(GIVEN REQUEST): Reproduce every line in the listing that contains the word "this".

(Rows from a dataset)
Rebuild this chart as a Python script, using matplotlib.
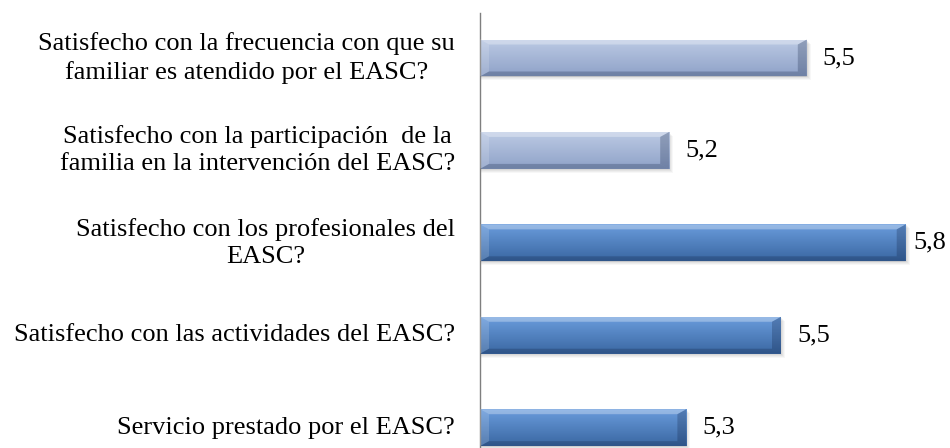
import matplotlib
matplotlib.use("Agg")
import matplotlib.pyplot as plt
from matplotlib.patches import Polygon, Rectangle
import numpy as np

preguntas = [
    "Satisfecho con la frecuencia con que su\nfamiliar es atendido por el EASC?",
    "Satisfecho con la participación  de la\nfamilia en la intervención del EASC?",
    "Satisfecho con los profesionales del\nEASC?",
    "Satisfecho con las actividades del EASC?",
    "Servicio prestado por el EASC?",
]
valores = [5.54, 5.22, 5.77, 5.48, 5.26]

# degradado (arriba, abajo) de cada barra
claro = ("#bccae4", "#8fa2c8")
oscuro = ("#6a9cdc", "#3a67a2")
colores = [claro, claro, oscuro, oscuro, oscuro]

plt.rcParams["font.family"] = ["Liberation Serif", "DejaVu Serif"]

fig = plt.figure(figsize=(9.5, 4.48), dpi=100)
ax = fig.add_axes([480 / 950, 0, 1 - 480 / 950, (448 - 13) / 448])
xmin = 4.78
ax.set_xlim(xmin, xmin + 470 / 430)
ax.set_ylim(4.22, -0.487)

alto = 0.4
barras = ax.barh(range(len(valores)), [v - xmin for v in valores], left=xmin,
                 height=alto, color="none", edgecolor="none")

def mezcla(c1, c2, n):
    a = np.array(matplotlib.colors.to_rgb(c1))
    b = np.array(matplotlib.colors.to_rgb(c2))
    t = np.linspace(0, 1, n)[:, None]
    return (a * (1 - t) + b * t)[:, None, :]

dx = 9 / 430
dy = 5 / 92.4
etiquetas = []
for i, (b, v) in enumerate(zip(barras, valores)):
    x0, x1 = xmin, v
    yt, yb = i - alto / 2, i + alto / 2
    # sombra suave
    for k, a in [(4, 0.04), (3, 0.05), (2, 0.06), (1, 0.07)]:
        ax.add_patch(Rectangle((x0, yt + k * 1.0 / 92.4), x1 - x0 + k * 1.0 / 430, alto,
                               color="#444444", alpha=a, lw=0, zorder=1))
    img = ax.imshow(mezcla(colores[i][0], colores[i][1], 64),
                    extent=(x0, x1, yb, yt), aspect="auto", origin="upper", zorder=2)
    img.set_clip_path(Rectangle((x0, yt), x1 - x0, alto, transform=ax.transData))
    # bisel
    ax.add_patch(Polygon([(x0, yt), (x1, yt), (x1 - dx, yt + dy), (x0 + dx, yt + dy)],
                         color="white", alpha=0.3, lw=0, zorder=3))
    ax.add_patch(Polygon([(x0, yt), (x0 + dx, yt + dy), (x0 + dx, yb - dy), (x0, yb)],
                         color="white", alpha=0.15, lw=0, zorder=3))
    ax.add_patch(Polygon([(x0, yb), (x1, yb), (x1 - dx, yb - dy), (x0 + dx, yb - dy)],
                         color="#102040", alpha=0.25, lw=0, zorder=3))
    ax.add_patch(Polygon([(x1, yt), (x1, yb), (x1 - dx, yb - dy), (x1 - dx, yt + dy)],
                         color="#102040", alpha=0.25, lw=0, zorder=3))
    t = ax.text(v + 16 / 430, i, f"{v:.1f}".replace(".", ","), va="center", ha="left",
                fontsize=19, color="black", clip_on=False)
    etiquetas.append(t)

# etiquetas de categoria
for i, p in enumerate(preguntas):
    ax.text(-25 / 470, i, p, transform=ax.get_yaxis_transform(), ha="right", va="center",
            multialignment="center", linespacing=1.3, fontsize=19, clip_on=False)

ax.set_yticks([])
ax.set_xticks([])
for s in ["top", "right", "bottom"]:
    ax.spines[s].set_visible(False)
ax.spines["left"].set_color("#7f7f7f")
ax.spines["left"].set_linewidth(1)

# como Excel: si una etiqueta no cabe, se acerca a la barra
fig.canvas.draw()
r = fig.canvas.get_renderer()
for t in etiquetas:
    bb = t.get_window_extent(r)
    if bb.x1 > 946:
        x, y = t.get_position()
        t.set_position((x - (bb.x1 - 946) / 430, y))

fig.savefig("out.png", dpi=100)
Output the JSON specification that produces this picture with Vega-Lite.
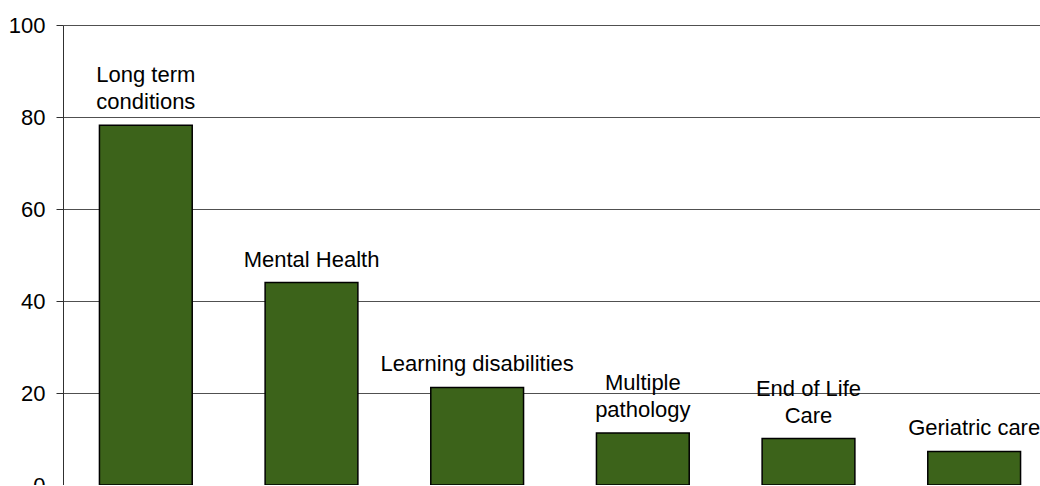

(SOLVED EXERCISE):
Rebuild this chart as a Python script, using matplotlib.
Output the JSON specification that produces this picture with Vega-Lite.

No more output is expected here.